Maps of the Antique
From the 8th century to the 5th century B.C., populations from the greek cities moved to the western parts of the Mediterranean sea, creating a large movement of colonization. With these settlements appeared new centres of Greek culture in Sicily and Southern Italy, and first of all in Campania.
Cumes, founded in 750-740 B.C. is thus sometimes seen as the oldest Greek colony in western Europe. The largest production of red-figure vases occur at the 5th and 4th century B.C., mainly with small pieces, but also hydria and bell-craters. The most popular shape is the one-handled amphora. The light-brown clay from Campania turns to a pinkish or red color after firing. These colonies settle down with all that composes a Greek city, including the artists, on a large territory known today as Magna Graecia. A prolific artistic period starts at the end of the 5th century B.C., mainly because by this time, Athens - which dominated the trade of ceramics - decline suddently after the Peloponnesian War.

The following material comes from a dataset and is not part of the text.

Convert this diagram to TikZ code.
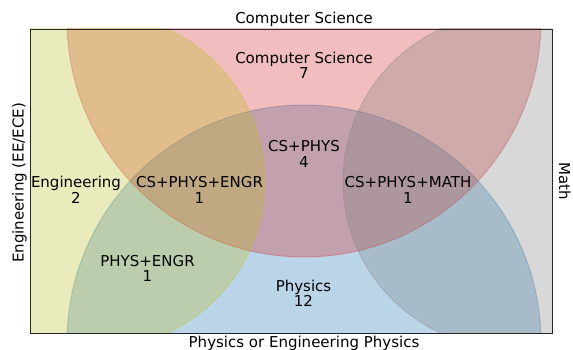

Attic painters and potters expatriate to Italy and set up workshops there. The technique used by these painters is predominantly red-figure, but also the so-called "style of Gnathia" – named after the ancient name of the town Egnazia, on the Adriatic coast of Apulia. The shapes of the vases are inherited from the Athenian ceramics. Moreover, a massive use of highlights using added colors - mostly red and white but also blue and green - punctuate the composition.